Over-sharing why someone left. The manager tells the team the real reason someone left in a way that is not the manager's to share. The individual finds out. Reputation damage.


Checklist

Day of resignation

  • Remain calm - listen, do not respond immediately
  • Ask one question: "what is driving this for you?"
  • Do not counter-offer in this conversation
  • End with dignity - thank them for telling you directly
  • Inform your manager within the hour
  • Inform HR within the day
  • Do not tell the team yet

Within 24 hours

  • Have the follow-up conversation with the individual
  • Make the counter-offer decision (in consultation with HR and your manager)
  • Begin thinking about the notice period plan
  • Confirm the last day in writing with HR

Within 48 hours

  • Tell the team - direct, calm, honest
  • Hold 1:1s with team members who are likely to be most affected
  • Begin the handover document
  • Agree weekly check-ins with the individual on handover progress

During the notice period

  • Weekly handover review
  • Ensure access and credentials are being transferred
  • Ensure documentation gaps are being filled
  • Exit interview scheduled (HR-led, last week of notice)
  • Team workload reviewed and redistributed as needed

Last week

  • Exit interview completed
  • Handover document complete and shared with recipients
  • All access and credentials transferred
  • Farewell organised - appropriate to the individual's preferences
  • Keep the door open - end on good terms

After departure

  • Read exit interview output
  • Share learning with your manager and HR partner
  • Answer the 5 retrospective questions in writing
  • Make one change based on what you learned
  • Begin replacement planning in partnership with HR

Reference: First Conversation Script

This is a guide, not a script. Use your own voice.

Opening:

"[Name], I appreciate you telling me directly. This obviously took thought on your part and I want to handle this well. Can you tell me what's been driving this?"

After they explain:

"I hear that. Thank you for being honest. I'm not going to try to talk you out of anything in this conversation - I want to think about what you've told me properly first. Can we speak again tomorrow?"

Closing:

"I want this to go well for you and for the team. My commitment to you is that I'll be straight with you about what I can and can't do, and I'll make sure the next few weeks are as good as they can be."
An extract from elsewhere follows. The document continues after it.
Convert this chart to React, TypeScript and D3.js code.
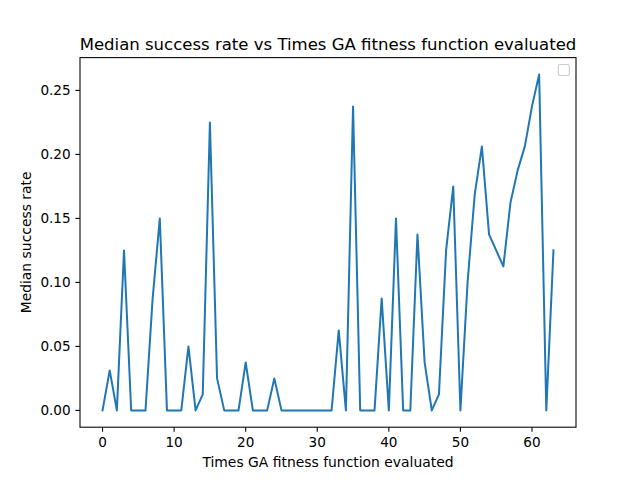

If they push for an immediate counter-offer discussion:

"I want to have that conversation properly. I need to speak to HR and my manager first. Can we schedule something tomorrow specifically for that?"


Reference: The Exit Interview Questions

  1. What was the primary reason you decided to leave?
  2. Was there a specific moment or event that moved you from thinking about leaving to deciding to leave?
  3. How would you describe the culture of the team?
  4. What did you wish you had known before joining?
  5. What did we get right?
  6. What advice would you give to your manager?
  7. What would need to change for you to consider returning in the future?
  8. Is there anything else you want to say that has not come up yet?